Summary. This page contains an excerpt from a DePauw University article about a presentation by Spike Lee.
The excerpt below specifically deals with the topic of how young people perceive culture as presented in popular music, television, and movies. These impressions shape their beliefs about themselves, their future, and their opportunities.
The salient point in his presentation is that those involved in the entertainment industry shouldn’t glamorize the harshness and violence of poverty and inner city life. Young people tend to romanticize and imitate the images and stereotypes of gang members who are popularize and immortalized in the media, and this perpetuates poverty and violence rather than creating opportunities for escaping cycles of violence and self-destructive behavior.
Learn More. You can learn more about Spike Lee through the following resources.
- 40Acres.com
- Biography.com
- IMDB (Internet Movie Database)
- SpikeLee.org
- Wikipedia – Spike Lee
Cultural Impressions. Below is the excerpt that describes a presentation by Spike Lee about cultural impressions in media.
Turning serious, the director of Do the Right Thing and Malcolm X said, “It’s very important that young people become conscious and understand what’s happening in the world. I’m not asking you to think my way, what I am asking is to question and don’t just digest everything that you read or see on television. Ask more questions. When you get out of that American Idol, Survivor, Joe Millionaire, Temptation Island mode of thinking, leave that alone for a second and deal with some stuff that’s really impacting your lives. ‘Cause who’s to say they’re not going to bring back the draft?”
Lee, who has made 18 films, says there are many more black filmmakers and actors working today than when he began nearly twenty years ago. He says he is “building a body of work” that is designed to “somehow showcase different aspects of the African American experience. Growing up, I’d see all this richness of our culture just standing on the corner or looking out the window, but rarely was it reflected on the screen or on television.” Despite the gains in recent years, Lee says there are only three genres of black films being made today — romantic comedies, lowbrow comedies, and hip-hop/shoot ’em up drug movies — which reinforce stereotypes and don’t begin to display the richness of black America.
“It’s much more dangerous now, and the reason I say that is this: when I was growing up, we looked up to guys who were great athletes, guys who knew how to talk to ladies, and third but not least, guys that were intelligent,” Lee told the DePauw crowd. “Now somehow between then and today, the whole value system has been upended, what’s down is up, what’s up is down. Because amongst many African-American youth today, if you strive to become educated and get your grades and speak correct English and be able to speak a sentence without profanity, then you are ridiculed and ostracized as being a ‘white boy’ or ‘white girl’ or ‘sellout’, an ‘oreo’, which is crazy. But if you’re on the corner, drinkin’ a 40, smokin’ a blunt, holding your privates, then you’re keepin’ it real. And that is pathological, that is genocide.”

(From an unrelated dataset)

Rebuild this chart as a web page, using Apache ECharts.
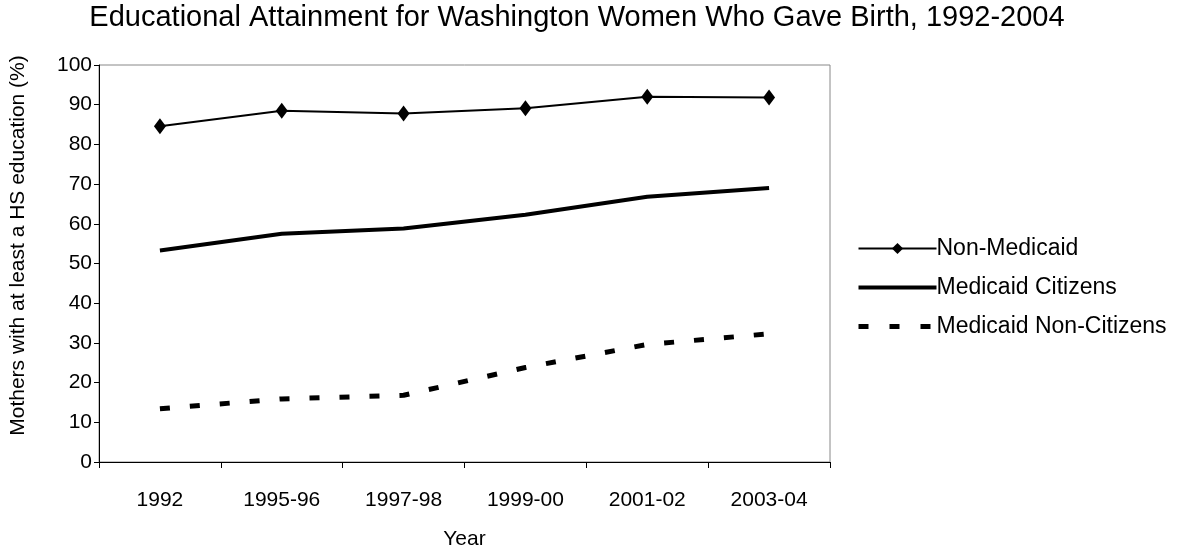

Lee says those negative behaviors are influenced by popular music, music videos and films. He cited best-selling rapper 50 Cent as the highest-profile recent offender, “the reason why he’s huge is because he’s been shot 12 times… How more legitimate can you get? He got shot and lived to rap about it. This whole mythology and fascination with gangsta culture… look at the title of the CD, Get Rich or Die Tryin’. That’s crazy. That is the motto of many of these young black kids.” Lee says the CD’s booklet displays pictures of guns, “and this whole fascination of drug stuff. It is crazy, insane. He’s on the cover of Rolling Stone this week, and at the end of the article his mother comes in the dressing room proud as a peacock showing everybody who’ll look the custom made bulletproof vest she made for his 5-year-old son. Bulletproof vest for a 5-year-old kid and that’s supposed to be hip, something we should strive for. That’s some b.s., I’m sorry,” Lee said to applause.

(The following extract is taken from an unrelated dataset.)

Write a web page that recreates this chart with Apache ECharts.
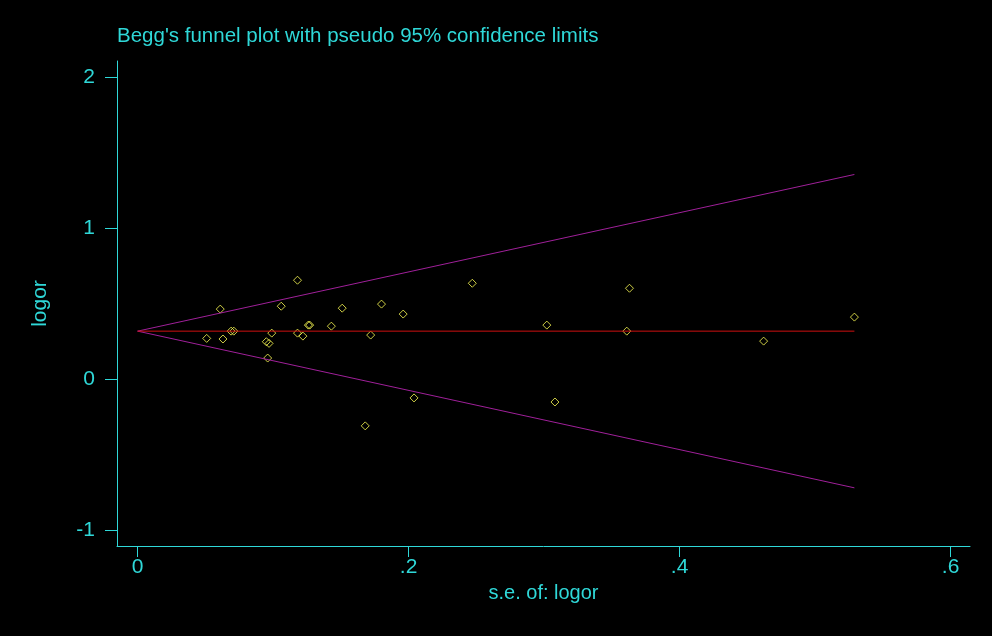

Spike Lee urged students to dream and pursue careers doing things they love, not chase careers because they come with the promise of a hefty salary. When asked what young people who are interested in becoming filmmakers should focus on, Lee responded, “writing.” He added, “One of the reasons I wanted to teach [he’s a professor at NYU and has taught at Harvard] is because students are at a disadvantage when they’re being taught something by instructors or teachers that are only teaching from theory. It’s very important that film students are taught by people who’ve made a film, by someone who has written a script, who’s written a TV show, who has sat in a room with executives — other than that, it’s just theory. Not to say that you can’t learn from them, but I think there’s great value in students’ understanding when they have a teacher who has a film in a theatre now.”